**WHAT YOU NEED TO DO**
Word for word, print each line of the listing below; pictures stay out.
======== EXTRACTED DATA ========
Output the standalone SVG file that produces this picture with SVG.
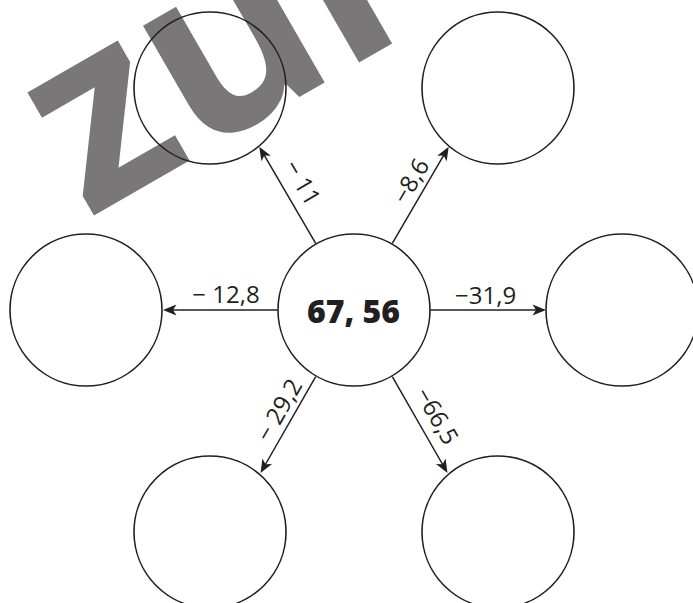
<svg xmlns="http://www.w3.org/2000/svg" width="693" height="603" viewBox="0 0 693 603">
<style>
.node{fill:none;stroke:#231f20;stroke-width:1.6}
.conn{stroke:#231f20;stroke-width:1.5;fill:none;marker-end:url(#ah)}
.lbl{font-family:"Open Sans","Noto Sans",sans-serif;font-size:24px;fill:#231f20;text-anchor:middle}
.big{font-family:"Open Sans","Noto Sans",sans-serif;font-size:32px;font-weight:800;fill:#231f20;text-anchor:middle}
.wm{font-family:"Open Sans","Noto Sans",sans-serif;font-size:256px;font-weight:700;fill:#797778}
</style>
<defs>
<marker id="ah" markerUnits="userSpaceOnUse" viewBox="-10 -6 15 12" markerWidth="15" markerHeight="12" refX="0" refY="0" orient="auto" overflow="visible">
<path d="M4,0 L-9.5,-5.5 L-6,0 L-9.5,5.5 Z" fill="#231f20"/>
</marker>
</defs>
<rect width="693" height="603" fill="#ffffff"/>
<g id="watermark">
<text class="wm" transform="translate(88,219) rotate(-30)">zur</text>
</g>
<g id="connectors">
<line class="conn" x1="315.7" y1="243.3" x2="261.3" y2="150.2"/>
<line class="conn" x1="392.3" y1="243.3" x2="446.7" y2="150.2"/>
<line class="conn" x1="277.7" y1="310" x2="167" y2="310"/>
<line class="conn" x1="430.3" y1="310" x2="542" y2="310"/>
<line class="conn" x1="315.7" y1="376.7" x2="262.5" y2="469.5"/>
<line class="conn" x1="392.3" y1="376.7" x2="445.5" y2="469.5"/>
<text class="lbl" transform="translate(302.5,182.5) rotate(59.7)" y="8.5">− 11</text>
<text class="lbl" transform="translate(410.8,181) rotate(-59.7)" y="8.5">−8,6</text>
<text class="lbl" x="226" y="303">− 12,8</text>
<text class="lbl" x="485.6" y="304">−31,9</text>
<text class="lbl" transform="translate(279,410) rotate(-60)" y="8.5">− 29,2</text>
<text class="lbl" transform="translate(437,416) rotate(60)" y="8.5">−66,5</text>
</g>
<g id="center"><circle class="node" cx="354" cy="310" r="76"/><text class="big" x="353.5" y="323">67, 56</text></g>
<g id="top-left"><circle class="node" cx="210" cy="88" r="76"/></g>
<g id="top-right"><circle class="node" cx="498" cy="88" r="76"/></g>
<g id="left"><circle class="node" cx="86" cy="310" r="76"/></g>
<g id="right"><circle class="node" cx="622" cy="310" r="76"/></g>
<g id="bottom-left"><circle class="node" cx="210" cy="532" r="76"/></g>
<g id="bottom-right"><circle class="node" cx="498" cy="532" r="76"/></g>
</svg>
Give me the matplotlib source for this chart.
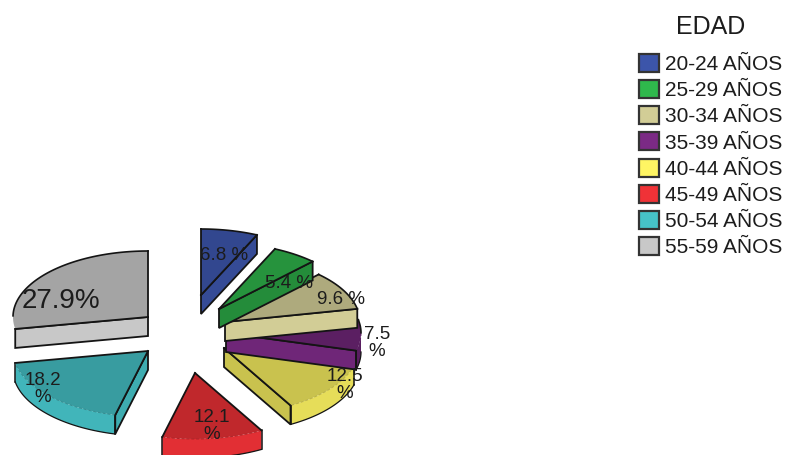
import numpy as np
import matplotlib
matplotlib.use("Agg")
import matplotlib.pyplot as plt
from matplotlib.colors import to_rgb
from matplotlib.patches import Patch, Polygon

categories = ["20-24 AÑOS", "25-29 AÑOS", "30-34 AÑOS", "35-39 AÑOS",
              "40-44 AÑOS", "45-49 AÑOS", "50-54 AÑOS", "55-59 AÑOS"]
values = [6.8, 5.4, 9.6, 7.5, 12.5, 12.1, 18.2, 27.9]
value_labels = ["6.8 %", "5.4 %", "9.6 %", "7.5\n%", "12.5\n%", "12.1\n%", "18.2\n%", "27.9%"]
legend_title = "EDAD"

base_colors = ["#3c55aa", "#2fb84c", "#d2cd96", "#7b2a85",
               "#fff563", "#f03237", "#46c3c8", "#c8c8c8"]

# layout, in pixels of the 788x455 picture
RX, RY, DEPTH = 135, 66, 19
apex = [(201, 295), (219, 309), (225, 322), (226, 333),
        (224, 348), (195, 373), (148, 351), (148, 317)]
label_pos = [(224, 255), (289, 284), (341, 300), (377, 343),
             (345, 385), (212, 426), (43, 389), (61, 301)]
label_size = [13.5, 13.5, 13.5, 13.5, 13.5, 13.5, 13.5, 20]
draw_order = [4, 3, 2, 1, 0, 5, 6, 7]
top_shade = [.84, .80, .83, .74, .79, .80, .80, .82]
cut_shade = [.88, .76, 1.0, .90, .79, .80, .88, 1.0]
rim_shade = [.93, .93, .93, .72, .90, .94, .93, .95]
MIN_RIM = np.radians(12)
INK = "#141414"

fig = plt.figure(figsize=(7.88, 4.55), dpi=100)
ax = fig.add_axes([0, 0, 1, 1])
ax.set_xlim(0, 788)
ax.set_ylim(455, 0)
ax.axis("off")
plt.rcParams["font.family"] = ["Liberation Sans", "DejaVu Sans"]


def shade(c, f):
    return tuple(min(1, x * f) for x in to_rgb(c))


def rim_point(a, theta):
    return a[0] + RX * np.sin(theta), a[1] - RY * np.cos(theta)


edges = np.radians(np.concatenate([[0], np.cumsum(values)]) / sum(values) * 360)

for order, i in enumerate(draw_order):
    a, t1, t2 = apex[i], edges[i], edges[i + 1]
    col = base_colors[i]
    th = np.linspace(t1, t2, 80)
    x, y = rim_point(a, th)
    z = 2 + order

    # outer wall
    lo, hi = max(t1, np.pi / 2), min(t2, 3 * np.pi / 2)
    if hi - lo > MIN_RIM:
        tr = np.linspace(lo, hi, 60)
        rx, ry = rim_point(a, tr)
        wall = np.r_[np.c_[rx, ry], np.c_[rx, ry + DEPTH][::-1]]
        ax.add_patch(Polygon(wall, closed=True, fc=shade(col, rim_shade[i]), ec="none", zorder=z))
        ax.plot(rx, ry + DEPTH, color=INK, lw=.9, zorder=z)
        ax.plot(rx, ry, color=shade(col, .72), lw=.7, ls=(0, (3, 2)), zorder=z + .2)
        for t in (lo, hi):
            if t in (t1, t2):
                px, py = rim_point(a, t)
                ax.plot([px, px], [py, py + DEPTH], color=INK, lw=1.1, zorder=z + .1)

    # cut faces that look at the viewer
    for t, show in ((t1, np.sin(t1) < -1e-6), (t2, np.sin(t2) > 1e-6)):
        if show:
            px, py = rim_point(a, t)
            ax.add_patch(Polygon([a, (px, py), (px, py + DEPTH), (a[0], a[1] + DEPTH)],
                                 closed=True, fc=shade(col, cut_shade[i]), ec=INK, lw=1.3, zorder=z))

    # top face
    top = np.r_[[a], np.c_[x, y]]
    ax.add_patch(Polygon(top, closed=True, fc=shade(col, top_shade[i]), ec="none", zorder=z + .1))
    back = np.cos(th) >= 0
    if back.any():
        ax.plot(x[back], y[back], color=INK, lw=1.2, zorder=z + .3)
    for t in (t1, t2):
        px, py = rim_point(a, t)
        ax.plot([a[0], px], [a[1], py], color=INK, lw=1.3, zorder=z + .3)

for txt, (lx, ly), fs in zip(value_labels, label_pos, label_size):
    ax.text(lx, ly, txt, ha="center", va="center", fontsize=fs, color="#1c1c1c",
            linespacing=.95, zorder=30)

handles = [Patch(facecolor=c, edgecolor="#333333", lw=1.6) for c in base_colors]
leg = ax.legend(handles, categories, title=legend_title, loc="upper left",
                bbox_to_anchor=(639 / 788, 1 - 15 / 455), frameon=False,
                fontsize=15, title_fontsize=18, borderpad=0, borderaxespad=0,
                handlelength=.96, handleheight=.95, handletextpad=.3, labelspacing=.29,
                labelcolor="#1c1c1c")
leg.get_title().set_color("#1c1c1c")
leg._legend_box.sep = 10.7
fig.savefig("out.png", dpi=100)
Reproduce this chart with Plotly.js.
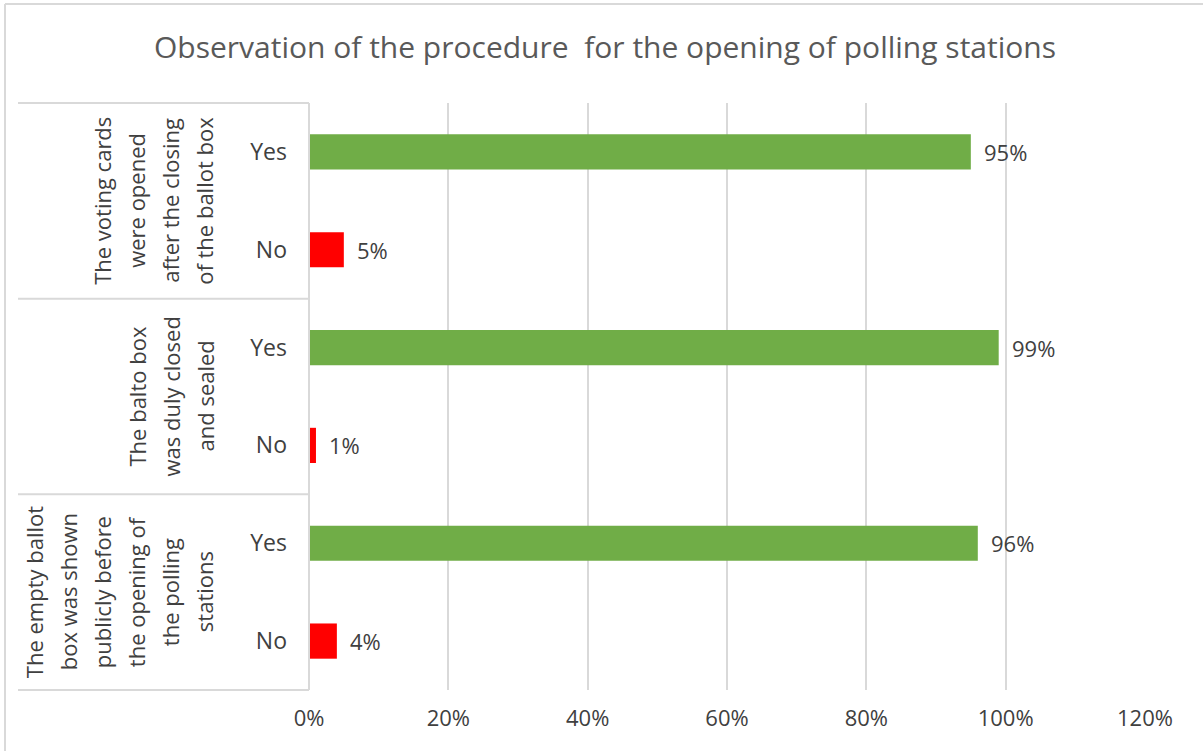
========
**SOLUTION TO THIS EXERCISE**
Output the standalone SVG file that produces this picture with SVG.
<svg xmlns="http://www.w3.org/2000/svg" width="693" height="603" viewBox="0 0 693 603">
<style>
.node{fill:none;stroke:#231f20;stroke-width:1.6}
.conn{stroke:#231f20;stroke-width:1.5;fill:none;marker-end:url(#ah)}
.lbl{font-family:"Open Sans","Noto Sans",sans-serif;font-size:24px;fill:#231f20;text-anchor:middle}
.big{font-family:"Open Sans","Noto Sans",sans-serif;font-size:32px;font-weight:800;fill:#231f20;text-anchor:middle}
.wm{font-family:"Open Sans","Noto Sans",sans-serif;font-size:256px;font-weight:700;fill:#797778}
</style>
<defs>
<marker id="ah" markerUnits="userSpaceOnUse" viewBox="-10 -6 15 12" markerWidth="15" markerHeight="12" refX="0" refY="0" orient="auto" overflow="visible">
<path d="M4,0 L-9.5,-5.5 L-6,0 L-9.5,5.5 Z" fill="#231f20"/>
</marker>
</defs>
<rect width="693" height="603" fill="#ffffff"/>
<g id="watermark">
<text class="wm" transform="translate(88,219) rotate(-30)">zur</text>
</g>
<g id="connectors">
<line class="conn" x1="315.7" y1="243.3" x2="261.3" y2="150.2"/>
<line class="conn" x1="392.3" y1="243.3" x2="446.7" y2="150.2"/>
<line class="conn" x1="277.7" y1="310" x2="167" y2="310"/>
<line class="conn" x1="430.3" y1="310" x2="542" y2="310"/>
<line class="conn" x1="315.7" y1="376.7" x2="262.5" y2="469.5"/>
<line class="conn" x1="392.3" y1="376.7" x2="445.5" y2="469.5"/>
<text class="lbl" transform="translate(302.5,182.5) rotate(59.7)" y="8.5">− 11</text>
<text class="lbl" transform="translate(410.8,181) rotate(-59.7)" y="8.5">−8,6</text>
<text class="lbl" x="226" y="303">− 12,8</text>
<text class="lbl" x="485.6" y="304">−31,9</text>
<text class="lbl" transform="translate(279,410) rotate(-60)" y="8.5">− 29,2</text>
<text class="lbl" transform="translate(437,416) rotate(60)" y="8.5">−66,5</text>
</g>
<g id="center"><circle class="node" cx="354" cy="310" r="76"/><text class="big" x="353.5" y="323">67, 56</text></g>
<g id="top-left"><circle class="node" cx="210" cy="88" r="76"/></g>
<g id="top-right"><circle class="node" cx="498" cy="88" r="76"/></g>
<g id="left"><circle class="node" cx="86" cy="310" r="76"/></g>
<g id="right"><circle class="node" cx="622" cy="310" r="76"/></g>
<g id="bottom-left"><circle class="node" cx="210" cy="532" r="76"/></g>
<g id="bottom-right"><circle class="node" cx="498" cy="532" r="76"/></g>
</svg>
Give me the matplotlib source for this chart.
import numpy as np
import matplotlib
matplotlib.use("Agg")
import matplotlib.pyplot as plt
from matplotlib.colors import to_rgb
from matplotlib.patches import Patch, Polygon

categories = ["20-24 AÑOS", "25-29 AÑOS", "30-34 AÑOS", "35-39 AÑOS",
              "40-44 AÑOS", "45-49 AÑOS", "50-54 AÑOS", "55-59 AÑOS"]
values = [6.8, 5.4, 9.6, 7.5, 12.5, 12.1, 18.2, 27.9]
value_labels = ["6.8 %", "5.4 %", "9.6 %", "7.5\n%", "12.5\n%", "12.1\n%", "18.2\n%", "27.9%"]
legend_title = "EDAD"

base_colors = ["#3c55aa", "#2fb84c", "#d2cd96", "#7b2a85",
               "#fff563", "#f03237", "#46c3c8", "#c8c8c8"]

# layout, in pixels of the 788x455 picture
RX, RY, DEPTH = 135, 66, 19
apex = [(201, 295), (219, 309), (225, 322), (226, 333),
        (224, 348), (195, 373), (148, 351), (148, 317)]
label_pos = [(224, 255), (289, 284), (341, 300), (377, 343),
             (345, 385), (212, 426), (43, 389), (61, 301)]
label_size = [13.5, 13.5, 13.5, 13.5, 13.5, 13.5, 13.5, 20]
draw_order = [4, 3, 2, 1, 0, 5, 6, 7]
top_shade = [.84, .80, .83, .74, .79, .80, .80, .82]
cut_shade = [.88, .76, 1.0, .90, .79, .80, .88, 1.0]
rim_shade = [.93, .93, .93, .72, .90, .94, .93, .95]
MIN_RIM = np.radians(12)
INK = "#141414"

fig = plt.figure(figsize=(7.88, 4.55), dpi=100)
ax = fig.add_axes([0, 0, 1, 1])
ax.set_xlim(0, 788)
ax.set_ylim(455, 0)
ax.axis("off")
plt.rcParams["font.family"] = ["Liberation Sans", "DejaVu Sans"]


def shade(c, f):
    return tuple(min(1, x * f) for x in to_rgb(c))


def rim_point(a, theta):
    return a[0] + RX * np.sin(theta), a[1] - RY * np.cos(theta)


edges = np.radians(np.concatenate([[0], np.cumsum(values)]) / sum(values) * 360)

for order, i in enumerate(draw_order):
    a, t1, t2 = apex[i], edges[i], edges[i + 1]
    col = base_colors[i]
    th = np.linspace(t1, t2, 80)
    x, y = rim_point(a, th)
    z = 2 + order

    # outer wall
    lo, hi = max(t1, np.pi / 2), min(t2, 3 * np.pi / 2)
    if hi - lo > MIN_RIM:
        tr = np.linspace(lo, hi, 60)
        rx, ry = rim_point(a, tr)
        wall = np.r_[np.c_[rx, ry], np.c_[rx, ry + DEPTH][::-1]]
        ax.add_patch(Polygon(wall, closed=True, fc=shade(col, rim_shade[i]), ec="none", zorder=z))
        ax.plot(rx, ry + DEPTH, color=INK, lw=.9, zorder=z)
        ax.plot(rx, ry, color=shade(col, .72), lw=.7, ls=(0, (3, 2)), zorder=z + .2)
        for t in (lo, hi):
            if t in (t1, t2):
                px, py = rim_point(a, t)
                ax.plot([px, px], [py, py + DEPTH], color=INK, lw=1.1, zorder=z + .1)

    # cut faces that look at the viewer
    for t, show in ((t1, np.sin(t1) < -1e-6), (t2, np.sin(t2) > 1e-6)):
        if show:
            px, py = rim_point(a, t)
            ax.add_patch(Polygon([a, (px, py), (px, py + DEPTH), (a[0], a[1] + DEPTH)],
                                 closed=True, fc=shade(col, cut_shade[i]), ec=INK, lw=1.3, zorder=z))

    # top face
    top = np.r_[[a], np.c_[x, y]]
    ax.add_patch(Polygon(top, closed=True, fc=shade(col, top_shade[i]), ec="none", zorder=z + .1))
    back = np.cos(th) >= 0
    if back.any():
        ax.plot(x[back], y[back], color=INK, lw=1.2, zorder=z + .3)
    for t in (t1, t2):
        px, py = rim_point(a, t)
        ax.plot([a[0], px], [a[1], py], color=INK, lw=1.3, zorder=z + .3)

for txt, (lx, ly), fs in zip(value_labels, label_pos, label_size):
    ax.text(lx, ly, txt, ha="center", va="center", fontsize=fs, color="#1c1c1c",
            linespacing=.95, zorder=30)

handles = [Patch(facecolor=c, edgecolor="#333333", lw=1.6) for c in base_colors]
leg = ax.legend(handles, categories, title=legend_title, loc="upper left",
                bbox_to_anchor=(639 / 788, 1 - 15 / 455), frameon=False,
                fontsize=15, title_fontsize=18, borderpad=0, borderaxespad=0,
                handlelength=.96, handleheight=.95, handletextpad=.3, labelspacing=.29,
                labelcolor="#1c1c1c")
leg.get_title().set_color("#1c1c1c")
leg._legend_box.sep = 10.7
fig.savefig("out.png", dpi=100)
Reproduce this chart with Plotly.js.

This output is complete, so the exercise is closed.